Taiwan’s local content requirements for offshore wind farms do not contravene WTO rules, Minister of Economic Affairs Wang Mei-hua (王美花) said yesterday.
“During the second phase of offshore wind farm development, projects were awarded by selection or by auction,” Wang said. “The projects awarded by selection have to abide by rules concerning Taiwan-made components.”
“It is true that we have encountered problems with implementing local content requirements, but we have since made adjustments,” Wang said. “We are highly cognizant and respectful of WTO rules.”
Wang made the remarks in response to calls from EU officials on Tuesday for Taiwan to drop the requirements.
Cristina Lobillo Borrero, director for Energy Policy Strategy and Coordination at the European Commission, urged Taiwan to comply with WTO rules.
“Excessively strict demands regarding local content requirements would lead to higher costs, which would eventually be absorbed by consumers,” Borrero said.
Taiwan’s local content policy is designed to encourage the buildup of a local “green supply chain” for the offshore wind farm industry.
However, international developers, mostly from Europe, have complained that the requirements are overly onerous.
A position paper from the European Chamber of Commerce Taiwan earlier this year described the requirements as “inflexible” and “broad,” and said they would lead to “a noncompetitive and ultimately underutilized local supply chain.”
“Taiwan’s current item-based local content policy risks creating a separate, less competitive Taiwan market for these items rather than building its suppliers into successful global competitors,” the paper said.
As of Jan. 1, the crew of ships working on Taiwan’s offshore wind farms must be at least one-third Taiwanese, putting a heavy burden on marine construction companies, said Holly Chu (朱佑翎), a senior associate with the law firm Eiger.
“If the ship passes through Taiwanese waters, you have to have one-third Taiwanese crew,” Chu said. “If you tried and failed to find qualified candidates, you have to set up a training program.”
“The Europeans do not feel like Taiwan is following WTO rules. Taiwanese feel like they are. I cannot tell you who is right, but the problem is that we are not creating a competitive industry,” she said.
Local suppliers, knowing international developers have no choice but to buy from them, have no incentive to improve price or quality, Chu said.

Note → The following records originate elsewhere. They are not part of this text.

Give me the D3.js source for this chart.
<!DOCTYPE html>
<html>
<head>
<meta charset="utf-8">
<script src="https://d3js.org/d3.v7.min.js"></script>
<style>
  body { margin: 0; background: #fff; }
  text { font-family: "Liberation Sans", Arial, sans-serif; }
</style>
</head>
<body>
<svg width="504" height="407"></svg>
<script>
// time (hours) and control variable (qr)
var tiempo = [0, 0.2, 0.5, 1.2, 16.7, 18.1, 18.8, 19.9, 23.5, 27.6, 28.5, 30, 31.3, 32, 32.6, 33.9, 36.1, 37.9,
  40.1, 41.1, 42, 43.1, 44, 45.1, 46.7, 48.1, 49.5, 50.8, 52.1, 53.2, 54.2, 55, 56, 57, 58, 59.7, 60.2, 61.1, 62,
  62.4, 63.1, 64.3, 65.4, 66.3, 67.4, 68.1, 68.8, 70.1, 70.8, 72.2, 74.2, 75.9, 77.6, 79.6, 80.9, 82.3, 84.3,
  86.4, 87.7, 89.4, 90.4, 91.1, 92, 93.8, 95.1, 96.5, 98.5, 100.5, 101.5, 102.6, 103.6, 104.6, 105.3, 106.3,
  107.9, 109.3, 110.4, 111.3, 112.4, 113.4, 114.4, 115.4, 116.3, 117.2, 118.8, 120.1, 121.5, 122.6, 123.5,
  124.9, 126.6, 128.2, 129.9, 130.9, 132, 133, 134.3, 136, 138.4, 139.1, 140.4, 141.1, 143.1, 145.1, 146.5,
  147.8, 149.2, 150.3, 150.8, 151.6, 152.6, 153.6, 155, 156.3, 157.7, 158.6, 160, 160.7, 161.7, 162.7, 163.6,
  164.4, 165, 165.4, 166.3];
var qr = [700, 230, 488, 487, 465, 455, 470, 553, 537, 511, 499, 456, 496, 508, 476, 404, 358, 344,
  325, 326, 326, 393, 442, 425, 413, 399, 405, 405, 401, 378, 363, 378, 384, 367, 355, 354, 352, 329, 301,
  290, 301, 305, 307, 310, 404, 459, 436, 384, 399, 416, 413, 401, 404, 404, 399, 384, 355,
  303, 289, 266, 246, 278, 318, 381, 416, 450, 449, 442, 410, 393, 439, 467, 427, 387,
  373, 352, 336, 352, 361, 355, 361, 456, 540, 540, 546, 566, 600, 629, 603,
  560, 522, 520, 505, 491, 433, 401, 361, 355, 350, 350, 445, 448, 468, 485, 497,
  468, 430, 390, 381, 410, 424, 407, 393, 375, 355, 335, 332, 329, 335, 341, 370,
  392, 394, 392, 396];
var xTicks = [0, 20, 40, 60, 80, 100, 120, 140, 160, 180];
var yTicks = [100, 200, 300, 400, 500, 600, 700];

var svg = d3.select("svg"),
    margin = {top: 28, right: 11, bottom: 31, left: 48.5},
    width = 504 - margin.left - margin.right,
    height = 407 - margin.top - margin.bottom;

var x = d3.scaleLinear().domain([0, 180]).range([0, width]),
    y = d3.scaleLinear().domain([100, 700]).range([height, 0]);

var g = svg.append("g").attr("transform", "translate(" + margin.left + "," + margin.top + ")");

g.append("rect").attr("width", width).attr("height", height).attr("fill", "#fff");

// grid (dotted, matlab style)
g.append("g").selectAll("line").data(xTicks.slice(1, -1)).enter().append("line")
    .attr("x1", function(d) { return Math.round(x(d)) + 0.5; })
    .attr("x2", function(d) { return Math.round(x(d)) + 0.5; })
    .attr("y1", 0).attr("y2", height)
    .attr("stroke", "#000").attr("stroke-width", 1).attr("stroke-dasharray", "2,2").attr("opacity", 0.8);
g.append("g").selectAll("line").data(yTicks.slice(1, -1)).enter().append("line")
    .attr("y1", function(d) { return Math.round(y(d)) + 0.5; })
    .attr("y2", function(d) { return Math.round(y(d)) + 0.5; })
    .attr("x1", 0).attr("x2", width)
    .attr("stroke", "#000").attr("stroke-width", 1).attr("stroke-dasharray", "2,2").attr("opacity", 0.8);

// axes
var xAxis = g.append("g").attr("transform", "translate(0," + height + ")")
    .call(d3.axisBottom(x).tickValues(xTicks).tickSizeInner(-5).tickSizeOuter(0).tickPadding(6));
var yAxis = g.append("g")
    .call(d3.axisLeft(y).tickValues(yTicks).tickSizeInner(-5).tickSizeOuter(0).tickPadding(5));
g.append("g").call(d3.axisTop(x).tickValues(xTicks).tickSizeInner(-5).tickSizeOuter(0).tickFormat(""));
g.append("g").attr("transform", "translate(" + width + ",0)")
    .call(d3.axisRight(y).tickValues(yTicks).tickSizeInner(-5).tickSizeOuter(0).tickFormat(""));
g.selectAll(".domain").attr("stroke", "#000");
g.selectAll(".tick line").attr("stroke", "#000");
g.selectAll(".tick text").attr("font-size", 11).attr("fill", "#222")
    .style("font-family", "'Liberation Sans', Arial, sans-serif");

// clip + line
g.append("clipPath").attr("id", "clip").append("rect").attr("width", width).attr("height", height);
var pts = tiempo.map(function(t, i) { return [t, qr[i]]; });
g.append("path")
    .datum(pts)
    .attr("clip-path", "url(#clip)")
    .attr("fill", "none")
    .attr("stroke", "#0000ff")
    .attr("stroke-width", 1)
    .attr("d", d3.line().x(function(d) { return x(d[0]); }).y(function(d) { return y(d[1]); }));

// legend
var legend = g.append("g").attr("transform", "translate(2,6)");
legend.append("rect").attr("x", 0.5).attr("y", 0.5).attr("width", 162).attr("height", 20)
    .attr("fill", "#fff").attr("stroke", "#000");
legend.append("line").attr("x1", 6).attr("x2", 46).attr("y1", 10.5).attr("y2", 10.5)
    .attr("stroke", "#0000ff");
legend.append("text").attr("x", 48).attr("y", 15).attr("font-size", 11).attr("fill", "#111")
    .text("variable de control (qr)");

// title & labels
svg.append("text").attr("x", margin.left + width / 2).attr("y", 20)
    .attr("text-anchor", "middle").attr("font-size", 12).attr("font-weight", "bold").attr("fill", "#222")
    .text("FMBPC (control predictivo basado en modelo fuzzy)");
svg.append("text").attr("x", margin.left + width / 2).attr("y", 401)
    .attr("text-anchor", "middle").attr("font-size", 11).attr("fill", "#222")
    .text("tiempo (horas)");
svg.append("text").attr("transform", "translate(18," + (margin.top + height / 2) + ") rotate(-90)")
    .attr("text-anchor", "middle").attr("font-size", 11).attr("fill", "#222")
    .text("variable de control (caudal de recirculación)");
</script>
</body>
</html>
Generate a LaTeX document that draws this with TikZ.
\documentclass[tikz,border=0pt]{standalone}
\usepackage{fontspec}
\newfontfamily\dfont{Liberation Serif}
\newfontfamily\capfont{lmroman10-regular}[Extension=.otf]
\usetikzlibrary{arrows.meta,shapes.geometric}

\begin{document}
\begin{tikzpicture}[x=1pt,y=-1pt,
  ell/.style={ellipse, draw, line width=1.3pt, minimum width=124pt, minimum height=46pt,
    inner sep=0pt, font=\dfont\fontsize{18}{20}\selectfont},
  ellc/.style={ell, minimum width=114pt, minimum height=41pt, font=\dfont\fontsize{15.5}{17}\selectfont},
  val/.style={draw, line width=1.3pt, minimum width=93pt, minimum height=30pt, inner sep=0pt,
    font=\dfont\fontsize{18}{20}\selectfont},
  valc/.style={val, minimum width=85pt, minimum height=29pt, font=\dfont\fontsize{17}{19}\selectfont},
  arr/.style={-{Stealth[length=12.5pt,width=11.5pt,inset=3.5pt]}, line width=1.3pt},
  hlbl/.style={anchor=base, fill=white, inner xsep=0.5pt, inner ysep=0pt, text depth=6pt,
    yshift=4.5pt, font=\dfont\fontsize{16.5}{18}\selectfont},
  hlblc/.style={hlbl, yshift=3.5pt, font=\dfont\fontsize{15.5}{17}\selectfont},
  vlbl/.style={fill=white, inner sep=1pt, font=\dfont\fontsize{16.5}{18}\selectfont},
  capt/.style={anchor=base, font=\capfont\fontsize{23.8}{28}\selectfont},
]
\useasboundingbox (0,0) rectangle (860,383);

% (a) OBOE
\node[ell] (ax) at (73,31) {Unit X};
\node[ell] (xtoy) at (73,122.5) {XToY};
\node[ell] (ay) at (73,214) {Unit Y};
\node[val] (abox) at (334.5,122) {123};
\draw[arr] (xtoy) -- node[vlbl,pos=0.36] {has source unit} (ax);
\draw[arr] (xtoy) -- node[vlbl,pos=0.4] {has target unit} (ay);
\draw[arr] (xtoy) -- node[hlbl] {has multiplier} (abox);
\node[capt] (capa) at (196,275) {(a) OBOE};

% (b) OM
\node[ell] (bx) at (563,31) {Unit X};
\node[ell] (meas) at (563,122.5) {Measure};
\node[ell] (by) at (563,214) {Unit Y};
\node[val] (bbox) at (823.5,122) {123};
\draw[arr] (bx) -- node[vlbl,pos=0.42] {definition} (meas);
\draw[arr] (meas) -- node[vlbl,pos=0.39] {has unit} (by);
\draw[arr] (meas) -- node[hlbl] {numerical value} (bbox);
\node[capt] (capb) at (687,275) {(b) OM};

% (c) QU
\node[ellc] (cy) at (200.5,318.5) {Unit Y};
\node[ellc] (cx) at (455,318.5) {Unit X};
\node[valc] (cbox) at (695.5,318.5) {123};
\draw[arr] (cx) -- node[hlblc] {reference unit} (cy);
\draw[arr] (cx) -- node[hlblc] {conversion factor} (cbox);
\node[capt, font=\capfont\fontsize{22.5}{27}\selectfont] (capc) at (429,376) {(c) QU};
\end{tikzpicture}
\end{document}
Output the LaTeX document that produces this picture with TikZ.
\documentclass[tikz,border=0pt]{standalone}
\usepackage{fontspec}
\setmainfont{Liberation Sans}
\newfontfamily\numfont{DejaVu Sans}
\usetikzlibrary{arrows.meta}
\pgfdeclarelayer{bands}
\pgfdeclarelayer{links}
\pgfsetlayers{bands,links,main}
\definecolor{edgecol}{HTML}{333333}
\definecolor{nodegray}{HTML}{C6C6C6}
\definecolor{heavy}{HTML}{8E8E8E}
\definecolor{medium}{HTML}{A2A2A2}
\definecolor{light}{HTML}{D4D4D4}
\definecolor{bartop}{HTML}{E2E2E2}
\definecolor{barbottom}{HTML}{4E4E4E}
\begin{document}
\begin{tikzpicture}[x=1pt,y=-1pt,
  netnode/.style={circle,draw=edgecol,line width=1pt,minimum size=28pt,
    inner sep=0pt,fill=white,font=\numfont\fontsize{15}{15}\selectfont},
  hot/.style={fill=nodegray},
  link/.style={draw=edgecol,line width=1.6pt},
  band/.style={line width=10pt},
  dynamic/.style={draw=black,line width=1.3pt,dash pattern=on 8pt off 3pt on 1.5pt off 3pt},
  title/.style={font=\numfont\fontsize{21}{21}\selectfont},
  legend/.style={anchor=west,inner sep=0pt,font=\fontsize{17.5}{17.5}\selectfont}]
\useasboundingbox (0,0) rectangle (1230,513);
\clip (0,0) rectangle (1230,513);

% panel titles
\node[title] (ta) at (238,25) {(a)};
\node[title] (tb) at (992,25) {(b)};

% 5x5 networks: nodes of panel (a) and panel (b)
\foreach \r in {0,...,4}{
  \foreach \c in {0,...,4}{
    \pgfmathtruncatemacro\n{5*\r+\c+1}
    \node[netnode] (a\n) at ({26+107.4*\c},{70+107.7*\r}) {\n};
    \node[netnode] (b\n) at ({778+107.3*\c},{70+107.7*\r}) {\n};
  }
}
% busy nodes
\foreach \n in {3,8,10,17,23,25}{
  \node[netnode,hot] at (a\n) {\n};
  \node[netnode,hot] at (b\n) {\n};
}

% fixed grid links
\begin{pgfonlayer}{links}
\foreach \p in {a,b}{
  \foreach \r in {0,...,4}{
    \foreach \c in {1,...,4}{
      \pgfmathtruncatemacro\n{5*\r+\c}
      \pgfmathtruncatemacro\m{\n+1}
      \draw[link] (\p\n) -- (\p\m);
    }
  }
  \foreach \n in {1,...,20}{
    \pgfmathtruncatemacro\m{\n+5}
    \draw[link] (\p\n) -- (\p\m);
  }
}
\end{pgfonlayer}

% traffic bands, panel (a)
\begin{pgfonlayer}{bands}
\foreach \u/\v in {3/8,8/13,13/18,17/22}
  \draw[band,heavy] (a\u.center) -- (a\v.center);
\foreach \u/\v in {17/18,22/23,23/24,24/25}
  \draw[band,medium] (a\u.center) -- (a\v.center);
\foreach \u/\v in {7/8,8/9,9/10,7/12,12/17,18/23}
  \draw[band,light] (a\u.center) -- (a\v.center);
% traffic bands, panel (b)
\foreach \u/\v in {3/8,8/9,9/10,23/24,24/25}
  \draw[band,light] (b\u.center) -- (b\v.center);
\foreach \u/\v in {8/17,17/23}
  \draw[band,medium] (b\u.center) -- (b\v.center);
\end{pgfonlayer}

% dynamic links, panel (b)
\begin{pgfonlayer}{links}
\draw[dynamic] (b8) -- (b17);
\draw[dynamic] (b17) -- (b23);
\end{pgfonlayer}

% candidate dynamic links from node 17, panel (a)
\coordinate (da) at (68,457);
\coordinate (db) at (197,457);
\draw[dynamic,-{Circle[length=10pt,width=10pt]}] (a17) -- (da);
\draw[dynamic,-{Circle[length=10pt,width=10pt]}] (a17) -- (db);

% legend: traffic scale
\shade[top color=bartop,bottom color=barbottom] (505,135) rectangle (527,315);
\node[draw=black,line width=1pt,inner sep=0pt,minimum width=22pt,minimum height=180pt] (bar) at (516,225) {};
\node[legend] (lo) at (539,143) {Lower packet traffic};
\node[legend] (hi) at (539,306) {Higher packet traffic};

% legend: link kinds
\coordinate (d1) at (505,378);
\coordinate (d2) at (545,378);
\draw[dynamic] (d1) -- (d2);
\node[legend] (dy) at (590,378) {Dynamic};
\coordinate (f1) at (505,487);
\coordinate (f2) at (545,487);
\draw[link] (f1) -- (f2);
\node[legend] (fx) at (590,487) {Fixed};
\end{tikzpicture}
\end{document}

The localization scheme benefits local firms without creating future export potential, she said.
“They can lie on their backs and still make money,” she added.
The scheme should be percentage-based rather than item-based, she said, adding that a proposal to change the rules has been sent to the Industrial Development Bureau.
If 30 percent of a project, regardless of which parts or services, has to come from local firms, it would give “developers the choice which items to buy from local suppliers, but the idea was previously snubbed,” Chu said.
The rules for phase 3 offshore wind farm development, including localization requirements, are yet to be determined.
In its most ambitious phase till date, the government aims to add 1 gigawatt of offshore wind energy every year for 10 years.
The announcement of the new rules, initially set for Monday, was postponed until after the Tomb Sweeping Day long weekend.